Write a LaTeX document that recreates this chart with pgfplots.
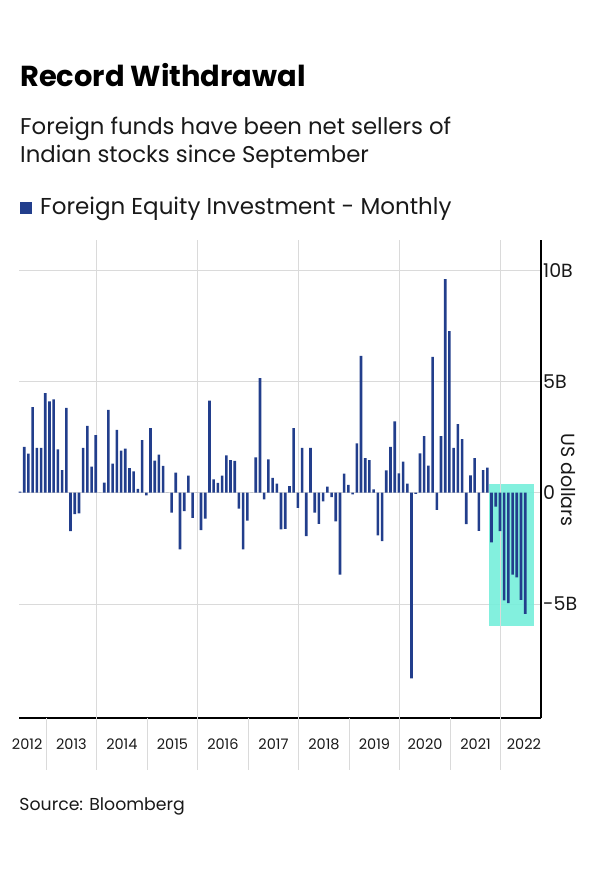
\documentclass[border=0pt]{standalone}
\usepackage{fontspec}
\setmainfont{Poppins}
\usepackage{pgfplots}
\pgfplotsset{compat=1.18}
\usepackage{pgfplotstable}
\definecolor{barblue}{RGB}{34,62,140}
\definecolor{hl}{RGB}{118,238,218}
\definecolor{gridgray}{RGB}{218,218,218}

% monthly foreign equity flows, Jun 2012 (i=0) .. Jun 2022 (i=120), US$ bn
\pgfplotstableread{
i v
0 0.05
1 2.06
2 1.76
3 3.84
4 2.01
5 2.01
6 4.47
7 4.10
8 4.19
9 1.94
10 1.01
11 3.81
12 -1.73
13 -0.96
14 -0.93
15 2.01
16 3.00
17 1.17
18 2.58
19 0.00
20 0.45
21 3.72
22 1.31
23 2.82
24 1.89
25 1.98
26 1.10
27 0.96
28 0.17
29 2.36
30 -0.12
31 2.90
32 1.44
33 1.71
34 1.20
35 0.00
36 -0.90
37 0.90
38 -2.55
39 -0.83
40 0.77
41 -1.13
42 0.00
43 -1.68
44 -1.16
45 4.14
46 0.60
47 0.44
48 0.77
49 1.68
50 1.46
51 1.43
52 -0.72
53 -2.55
54 -1.25
55 0.00
56 1.59
57 5.14
58 -0.30
59 1.50
60 0.66
61 0.41
62 -1.65
63 -1.62
64 0.30
65 2.90
66 -0.68
67 2.01
68 -1.95
69 2.01
70 -0.90
71 -1.40
72 -0.39
73 0.27
74 -0.20
75 -1.29
76 -3.68
77 0.86
78 0.35
79 -0.08
80 2.21
81 6.14
82 1.55
83 1.46
84 0.15
85 -1.92
86 -2.18
87 1.00
88 2.06
89 3.20
90 0.87
91 1.40
92 0.41
93 -8.34
94 -0.05
95 1.77
96 2.54
97 1.22
98 6.10
99 -0.77
100 2.54
101 9.59
102 7.26
103 2.01
104 3.08
105 2.41
106 -1.41
107 0.78
108 1.55
109 -1.71
110 1.01
111 1.13
112 -2.23
113 -0.63
114 -1.73
115 -4.84
116 -4.96
117 -3.68
118 -3.80
119 -4.81
120 -5.44
}\fpidata

\pgfplotstableread{
x y
111.5 0.38
122.1 0.38
122.1 -5.97
111.5 -5.97
}\hlbox

\begin{document}
\begin{tikzpicture}[x=1pt,y=1pt]
\path[use as bounding box] (0,0) rectangle (600,869);
\node[anchor=base west, inner sep=0pt, font=\fontsize{28.9}{32}\selectfont\bfseries] at (20,782.3) {Record Withdrawal};
\node[anchor=base west, inner sep=0pt, font=\fontsize{22.8}{26}\selectfont, color=black!90] at (20,734) {Foreign funds have been net sellers of};
\node[anchor=base west, inner sep=0pt, font=\fontsize{22.8}{26}\selectfont, color=black!90] at (20,706.3) {Indian stocks since September};
\fill[barblue] (19.5,654.5) rectangle (32,667);
\node[anchor=base west, inner sep=0pt, font=\fontsize{23}{26}\selectfont, color=black!90] at (40,654.7) {Foreign Equity Investment - Monthly};
\node[anchor=base west, inner sep=0pt, font=\fontsize{17.3}{20}\selectfont, color=black!90] at (19.3,58.3) {Source: Bloomberg};
\node[rotate=-90, inner sep=0pt, font=\fontsize{19}{22}\selectfont, color=black!90] at (568,389) {US dollars};
\begin{axis}[
  at={(19pt,151pt)}, anchor=south west,
  width=522pt, height=478pt, scale only axis,
  xmin=-0.24, xmax=123.75, ymin=-10.12, ymax=11.35,
  clip=false,
  axis x line*=bottom, axis y line*=right,
  axis line style={-, line width=1.4pt, black},
  ytick={-5,0,5,10}, yticklabels={-5B,0,5B,10B},
  ymajorgrids=true,
  grid style={gridgray, line width=0.8pt},
  major tick length=0pt,
  yticklabel style={anchor=west, inner sep=0pt, xshift=2pt, font=\fontsize{19}{22}\selectfont, color=black!90},
  xtick={1.7,12.2,24.2,36.2,48.2,60.2,72.2,84.2,96.2,108.2,119.7},
  xticklabels={2012,2013,2014,2015,2016,2017,2018,2019,2020,2021,2022},
  xticklabel style={anchor=base, inner sep=0pt, yshift=-31.3pt, font=\fontsize{14.5}{16}\selectfont, color=black!90},
]
\addplot[fill=hl, draw=none, fill opacity=0.9] table[x=x,y=y]{\hlbox} -- cycle;
\pgfplotsinvokeforeach{18.2,42.2,66.2,90.2,114.2}{
  \draw[gridgray, line width=0.8pt] (axis cs:#1,-10.12) -- (axis cs:#1,11.35);
}
\pgfplotsinvokeforeach{6.2,18.2,30.2,42.2,54.2,66.2,78.2,90.2,102.2,114.2}{
  \draw[gridgray, line width=0.8pt] (axis cs:#1,-10.12) -- ++(0pt,-52pt);
}
\addplot[ybar, bar width=2.6pt, fill=barblue, draw=none] table[x=i,y=v]{\fpidata};
\end{axis}
\end{tikzpicture}
\end{document}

▸ **DIRECTION**: Reproduce the data above in full, exactly as it is, with the pictures left out.

▸ **EXERCISE OUTPUT**:
Write a LaTeX document that recreates this chart with pgfplots.
\documentclass[border=0pt]{standalone}
\usepackage{fontspec}
\setmainfont{Poppins}
\usepackage{pgfplots}
\pgfplotsset{compat=1.18}
\usepackage{pgfplotstable}
\definecolor{barblue}{RGB}{34,62,140}
\definecolor{hl}{RGB}{118,238,218}
\definecolor{gridgray}{RGB}{218,218,218}

% monthly foreign equity flows, Jun 2012 (i=0) .. Jun 2022 (i=120), US$ bn
\pgfplotstableread{
i v
0 0.05
1 2.06
2 1.76
3 3.84
4 2.01
5 2.01
6 4.47
7 4.10
8 4.19
9 1.94
10 1.01
11 3.81
12 -1.73
13 -0.96
14 -0.93
15 2.01
16 3.00
17 1.17
18 2.58
19 0.00
20 0.45
21 3.72
22 1.31
23 2.82
24 1.89
25 1.98
26 1.10
27 0.96
28 0.17
29 2.36
30 -0.12
31 2.90
32 1.44
33 1.71
34 1.20
35 0.00
36 -0.90
37 0.90
38 -2.55
39 -0.83
40 0.77
41 -1.13
42 0.00
43 -1.68
44 -1.16
45 4.14
46 0.60
47 0.44
48 0.77
49 1.68
50 1.46
51 1.43
52 -0.72
53 -2.55
54 -1.25
55 0.00
56 1.59
57 5.14
58 -0.30
59 1.50
60 0.66
61 0.41
62 -1.65
63 -1.62
64 0.30
65 2.90
66 -0.68
67 2.01
68 -1.95
69 2.01
70 -0.90
71 -1.40
72 -0.39
73 0.27
74 -0.20
75 -1.29
76 -3.68
77 0.86
78 0.35
79 -0.08
80 2.21
81 6.14
82 1.55
83 1.46
84 0.15
85 -1.92
86 -2.18
87 1.00
88 2.06
89 3.20
90 0.87
91 1.40
92 0.41
93 -8.34
94 -0.05
95 1.77
96 2.54
97 1.22
98 6.10
99 -0.77
100 2.54
101 9.59
102 7.26
103 2.01
104 3.08
105 2.41
106 -1.41
107 0.78
108 1.55
109 -1.71
110 1.01
111 1.13
112 -2.23
113 -0.63
114 -1.73
115 -4.84
116 -4.96
117 -3.68
118 -3.80
119 -4.81
120 -5.44
}\fpidata

\pgfplotstableread{
x y
111.5 0.38
122.1 0.38
122.1 -5.97
111.5 -5.97
}\hlbox

\begin{document}
\begin{tikzpicture}[x=1pt,y=1pt]
\path[use as bounding box] (0,0) rectangle (600,869);
\node[anchor=base west, inner sep=0pt, font=\fontsize{28.9}{32}\selectfont\bfseries] at (20,782.3) {Record Withdrawal};
\node[anchor=base west, inner sep=0pt, font=\fontsize{22.8}{26}\selectfont, color=black!90] at (20,734) {Foreign funds have been net sellers of};
\node[anchor=base west, inner sep=0pt, font=\fontsize{22.8}{26}\selectfont, color=black!90] at (20,706.3) {Indian stocks since September};
\fill[barblue] (19.5,654.5) rectangle (32,667);
\node[anchor=base west, inner sep=0pt, font=\fontsize{23}{26}\selectfont, color=black!90] at (40,654.7) {Foreign Equity Investment - Monthly};
\node[anchor=base west, inner sep=0pt, font=\fontsize{17.3}{20}\selectfont, color=black!90] at (19.3,58.3) {Source: Bloomberg};
\node[rotate=-90, inner sep=0pt, font=\fontsize{19}{22}\selectfont, color=black!90] at (568,389) {US dollars};
\begin{axis}[
  at={(19pt,151pt)}, anchor=south west,
  width=522pt, height=478pt, scale only axis,
  xmin=-0.24, xmax=123.75, ymin=-10.12, ymax=11.35,
  clip=false,
  axis x line*=bottom, axis y line*=right,
  axis line style={-, line width=1.4pt, black},
  ytick={-5,0,5,10}, yticklabels={-5B,0,5B,10B},
  ymajorgrids=true,
  grid style={gridgray, line width=0.8pt},
  major tick length=0pt,
  yticklabel style={anchor=west, inner sep=0pt, xshift=2pt, font=\fontsize{19}{22}\selectfont, color=black!90},
  xtick={1.7,12.2,24.2,36.2,48.2,60.2,72.2,84.2,96.2,108.2,119.7},
  xticklabels={2012,2013,2014,2015,2016,2017,2018,2019,2020,2021,2022},
  xticklabel style={anchor=base, inner sep=0pt, yshift=-31.3pt, font=\fontsize{14.5}{16}\selectfont, color=black!90},
]
\addplot[fill=hl, draw=none, fill opacity=0.9] table[x=x,y=y]{\hlbox} -- cycle;
\pgfplotsinvokeforeach{18.2,42.2,66.2,90.2,114.2}{
  \draw[gridgray, line width=0.8pt] (axis cs:#1,-10.12) -- (axis cs:#1,11.35);
}
\pgfplotsinvokeforeach{6.2,18.2,30.2,42.2,54.2,66.2,78.2,90.2,102.2,114.2}{
  \draw[gridgray, line width=0.8pt] (axis cs:#1,-10.12) -- ++(0pt,-52pt);
}
\addplot[ybar, bar width=2.6pt, fill=barblue, draw=none] table[x=i,y=v]{\fpidata};
\end{axis}
\end{tikzpicture}
\end{document}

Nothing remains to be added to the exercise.